- [Set exercise]
Read the lines below and count those that have the word "chart". Respond with the number only.
[BEGIN Material to process]
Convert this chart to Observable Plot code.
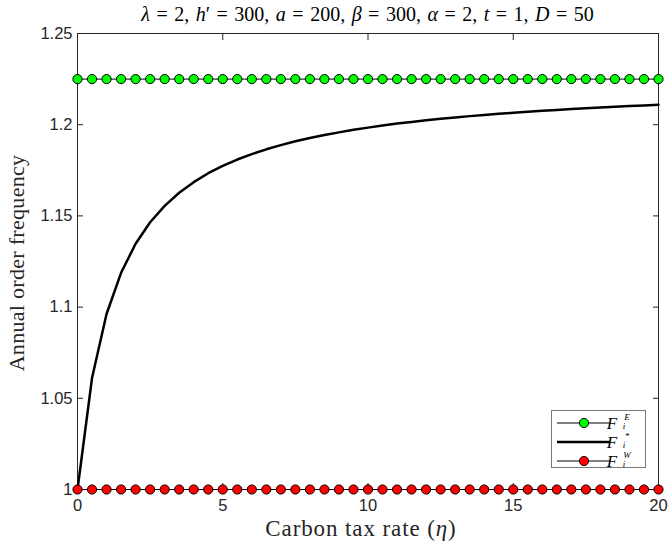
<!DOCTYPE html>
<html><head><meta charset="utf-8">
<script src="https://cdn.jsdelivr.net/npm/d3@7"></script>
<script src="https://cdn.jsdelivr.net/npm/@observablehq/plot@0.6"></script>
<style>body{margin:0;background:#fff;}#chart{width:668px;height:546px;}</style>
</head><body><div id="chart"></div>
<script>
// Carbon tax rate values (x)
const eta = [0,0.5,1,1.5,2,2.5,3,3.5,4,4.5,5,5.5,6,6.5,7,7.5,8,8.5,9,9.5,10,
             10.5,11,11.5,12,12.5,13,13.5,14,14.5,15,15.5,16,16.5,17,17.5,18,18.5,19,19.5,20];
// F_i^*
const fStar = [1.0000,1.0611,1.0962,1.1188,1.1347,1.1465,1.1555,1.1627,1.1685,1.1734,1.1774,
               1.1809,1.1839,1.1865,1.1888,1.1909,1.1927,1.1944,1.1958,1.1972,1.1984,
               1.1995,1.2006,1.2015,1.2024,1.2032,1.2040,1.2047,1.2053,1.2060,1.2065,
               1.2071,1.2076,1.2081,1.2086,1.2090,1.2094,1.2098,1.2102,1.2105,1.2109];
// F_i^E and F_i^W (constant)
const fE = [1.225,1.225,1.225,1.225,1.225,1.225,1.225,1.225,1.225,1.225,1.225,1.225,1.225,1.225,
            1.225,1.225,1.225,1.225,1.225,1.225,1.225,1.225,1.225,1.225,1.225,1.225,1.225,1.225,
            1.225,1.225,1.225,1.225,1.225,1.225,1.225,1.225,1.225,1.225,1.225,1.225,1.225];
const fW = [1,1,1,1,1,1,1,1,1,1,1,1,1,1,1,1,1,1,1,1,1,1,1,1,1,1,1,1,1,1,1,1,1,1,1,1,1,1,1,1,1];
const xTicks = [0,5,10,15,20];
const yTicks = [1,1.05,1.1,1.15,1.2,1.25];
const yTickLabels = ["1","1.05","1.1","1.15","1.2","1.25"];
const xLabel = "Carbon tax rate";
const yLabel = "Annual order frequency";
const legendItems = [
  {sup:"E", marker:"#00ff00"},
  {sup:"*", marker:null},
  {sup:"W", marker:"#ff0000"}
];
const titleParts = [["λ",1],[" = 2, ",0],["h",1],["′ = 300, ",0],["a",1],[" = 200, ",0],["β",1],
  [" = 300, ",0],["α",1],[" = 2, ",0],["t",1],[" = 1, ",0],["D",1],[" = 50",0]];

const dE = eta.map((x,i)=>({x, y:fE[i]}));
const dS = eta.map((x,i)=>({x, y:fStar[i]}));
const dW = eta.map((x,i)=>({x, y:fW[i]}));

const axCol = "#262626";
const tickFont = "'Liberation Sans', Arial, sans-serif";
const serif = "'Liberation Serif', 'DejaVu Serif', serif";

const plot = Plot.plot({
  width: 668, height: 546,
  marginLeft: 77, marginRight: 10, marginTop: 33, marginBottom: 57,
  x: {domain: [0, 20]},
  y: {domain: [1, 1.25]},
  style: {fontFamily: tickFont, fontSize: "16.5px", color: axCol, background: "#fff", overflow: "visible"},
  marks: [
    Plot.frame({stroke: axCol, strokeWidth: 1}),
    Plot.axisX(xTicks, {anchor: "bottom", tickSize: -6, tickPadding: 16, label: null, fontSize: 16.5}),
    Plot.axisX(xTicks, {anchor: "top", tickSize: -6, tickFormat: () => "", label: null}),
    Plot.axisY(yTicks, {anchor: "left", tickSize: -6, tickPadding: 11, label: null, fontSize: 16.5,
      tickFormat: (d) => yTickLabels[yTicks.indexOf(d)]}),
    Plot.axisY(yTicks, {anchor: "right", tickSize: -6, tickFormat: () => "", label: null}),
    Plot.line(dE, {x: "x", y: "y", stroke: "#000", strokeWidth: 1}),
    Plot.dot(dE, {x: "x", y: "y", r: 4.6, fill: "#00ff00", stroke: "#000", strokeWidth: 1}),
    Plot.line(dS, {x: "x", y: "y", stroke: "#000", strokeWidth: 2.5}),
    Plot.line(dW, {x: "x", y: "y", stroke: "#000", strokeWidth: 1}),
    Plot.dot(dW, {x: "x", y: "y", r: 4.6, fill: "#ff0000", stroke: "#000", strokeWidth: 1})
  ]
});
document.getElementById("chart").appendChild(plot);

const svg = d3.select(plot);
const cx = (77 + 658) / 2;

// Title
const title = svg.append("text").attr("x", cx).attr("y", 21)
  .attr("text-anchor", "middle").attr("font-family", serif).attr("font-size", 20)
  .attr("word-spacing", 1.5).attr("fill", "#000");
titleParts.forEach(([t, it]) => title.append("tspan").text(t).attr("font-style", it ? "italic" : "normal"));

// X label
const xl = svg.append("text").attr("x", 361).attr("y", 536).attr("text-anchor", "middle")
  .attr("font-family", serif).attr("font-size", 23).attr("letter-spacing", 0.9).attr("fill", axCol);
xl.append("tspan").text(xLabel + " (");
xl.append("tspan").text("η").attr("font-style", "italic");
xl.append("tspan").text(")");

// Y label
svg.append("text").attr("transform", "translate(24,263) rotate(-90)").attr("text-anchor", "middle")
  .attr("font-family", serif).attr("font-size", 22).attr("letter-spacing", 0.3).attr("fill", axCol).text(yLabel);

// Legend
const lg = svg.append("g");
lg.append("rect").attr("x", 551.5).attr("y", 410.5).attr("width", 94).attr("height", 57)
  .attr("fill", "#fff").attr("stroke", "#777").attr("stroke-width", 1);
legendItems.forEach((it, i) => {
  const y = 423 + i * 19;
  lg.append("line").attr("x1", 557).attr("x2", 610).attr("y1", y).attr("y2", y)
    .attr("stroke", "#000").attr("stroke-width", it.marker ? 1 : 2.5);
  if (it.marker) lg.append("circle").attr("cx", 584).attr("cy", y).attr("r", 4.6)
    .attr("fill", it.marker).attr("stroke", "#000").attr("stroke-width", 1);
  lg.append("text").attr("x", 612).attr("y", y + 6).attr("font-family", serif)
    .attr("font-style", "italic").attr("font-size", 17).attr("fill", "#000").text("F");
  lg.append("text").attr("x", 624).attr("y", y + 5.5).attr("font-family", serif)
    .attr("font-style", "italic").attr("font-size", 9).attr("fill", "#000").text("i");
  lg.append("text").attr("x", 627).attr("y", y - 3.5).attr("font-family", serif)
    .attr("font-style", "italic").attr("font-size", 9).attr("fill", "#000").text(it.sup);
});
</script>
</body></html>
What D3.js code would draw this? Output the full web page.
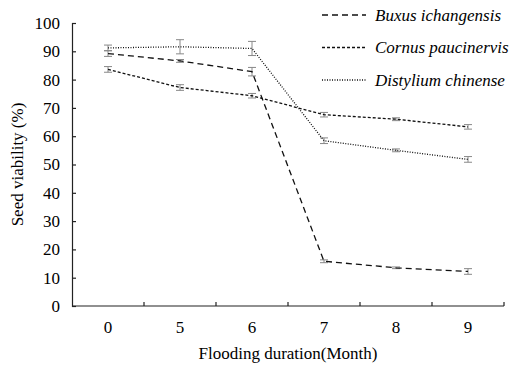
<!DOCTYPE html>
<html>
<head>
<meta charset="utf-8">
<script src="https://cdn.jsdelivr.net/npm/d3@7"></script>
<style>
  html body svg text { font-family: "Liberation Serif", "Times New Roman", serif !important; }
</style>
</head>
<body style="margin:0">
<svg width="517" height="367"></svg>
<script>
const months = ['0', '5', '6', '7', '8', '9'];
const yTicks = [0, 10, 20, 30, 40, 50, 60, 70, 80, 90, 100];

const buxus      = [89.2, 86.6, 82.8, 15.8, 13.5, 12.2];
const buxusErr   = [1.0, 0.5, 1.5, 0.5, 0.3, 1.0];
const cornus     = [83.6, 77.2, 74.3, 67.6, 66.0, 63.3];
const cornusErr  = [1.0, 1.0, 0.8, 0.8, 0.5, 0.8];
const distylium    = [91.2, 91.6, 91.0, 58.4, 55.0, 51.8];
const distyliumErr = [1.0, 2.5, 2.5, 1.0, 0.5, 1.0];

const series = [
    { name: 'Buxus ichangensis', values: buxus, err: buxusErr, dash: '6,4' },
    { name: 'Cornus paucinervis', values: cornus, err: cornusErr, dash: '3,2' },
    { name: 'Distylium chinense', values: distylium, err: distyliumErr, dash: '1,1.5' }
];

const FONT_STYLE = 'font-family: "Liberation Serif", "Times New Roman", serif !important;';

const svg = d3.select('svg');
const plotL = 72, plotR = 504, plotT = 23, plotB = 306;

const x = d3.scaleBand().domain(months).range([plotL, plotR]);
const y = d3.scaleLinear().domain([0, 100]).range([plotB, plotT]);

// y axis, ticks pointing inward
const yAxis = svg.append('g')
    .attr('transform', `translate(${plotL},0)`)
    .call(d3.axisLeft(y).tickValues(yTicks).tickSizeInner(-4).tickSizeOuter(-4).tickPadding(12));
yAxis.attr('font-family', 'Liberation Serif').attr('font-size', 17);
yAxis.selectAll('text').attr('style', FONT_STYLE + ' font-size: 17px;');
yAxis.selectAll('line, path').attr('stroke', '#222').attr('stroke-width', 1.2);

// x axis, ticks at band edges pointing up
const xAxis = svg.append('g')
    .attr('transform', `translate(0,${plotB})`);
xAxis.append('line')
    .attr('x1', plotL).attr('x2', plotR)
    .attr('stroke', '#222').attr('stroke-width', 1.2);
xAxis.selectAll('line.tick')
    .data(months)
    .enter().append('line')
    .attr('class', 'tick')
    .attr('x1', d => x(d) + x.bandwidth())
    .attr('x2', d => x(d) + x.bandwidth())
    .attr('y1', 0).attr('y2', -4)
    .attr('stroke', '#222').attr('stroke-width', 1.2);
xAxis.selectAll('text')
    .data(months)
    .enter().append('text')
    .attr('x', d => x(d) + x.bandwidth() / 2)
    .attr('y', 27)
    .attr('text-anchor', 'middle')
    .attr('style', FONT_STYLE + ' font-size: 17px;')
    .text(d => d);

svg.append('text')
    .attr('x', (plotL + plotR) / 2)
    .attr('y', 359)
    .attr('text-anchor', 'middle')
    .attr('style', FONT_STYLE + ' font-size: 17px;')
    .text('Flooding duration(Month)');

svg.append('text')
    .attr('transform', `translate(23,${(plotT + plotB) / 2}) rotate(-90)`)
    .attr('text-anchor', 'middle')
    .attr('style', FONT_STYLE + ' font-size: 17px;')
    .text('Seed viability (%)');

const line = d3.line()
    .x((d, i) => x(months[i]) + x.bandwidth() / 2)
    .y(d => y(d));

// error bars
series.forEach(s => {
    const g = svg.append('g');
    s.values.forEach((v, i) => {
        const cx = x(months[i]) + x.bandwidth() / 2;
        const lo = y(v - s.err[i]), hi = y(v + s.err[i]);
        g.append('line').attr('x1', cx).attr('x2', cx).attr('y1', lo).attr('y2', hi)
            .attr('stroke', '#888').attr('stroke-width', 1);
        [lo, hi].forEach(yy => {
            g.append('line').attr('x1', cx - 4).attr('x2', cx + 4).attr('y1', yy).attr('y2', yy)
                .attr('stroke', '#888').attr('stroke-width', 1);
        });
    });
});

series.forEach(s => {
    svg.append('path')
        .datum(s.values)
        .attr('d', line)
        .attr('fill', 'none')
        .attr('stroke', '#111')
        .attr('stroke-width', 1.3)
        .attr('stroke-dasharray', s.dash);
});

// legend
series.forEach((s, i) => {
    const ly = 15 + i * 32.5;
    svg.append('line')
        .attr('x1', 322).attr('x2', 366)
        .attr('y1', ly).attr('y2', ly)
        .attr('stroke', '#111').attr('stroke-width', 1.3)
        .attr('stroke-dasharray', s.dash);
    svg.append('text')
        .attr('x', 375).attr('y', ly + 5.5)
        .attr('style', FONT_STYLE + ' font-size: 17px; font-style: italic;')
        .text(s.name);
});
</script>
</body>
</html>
[END Material to process]
- [Result of this exercise]
4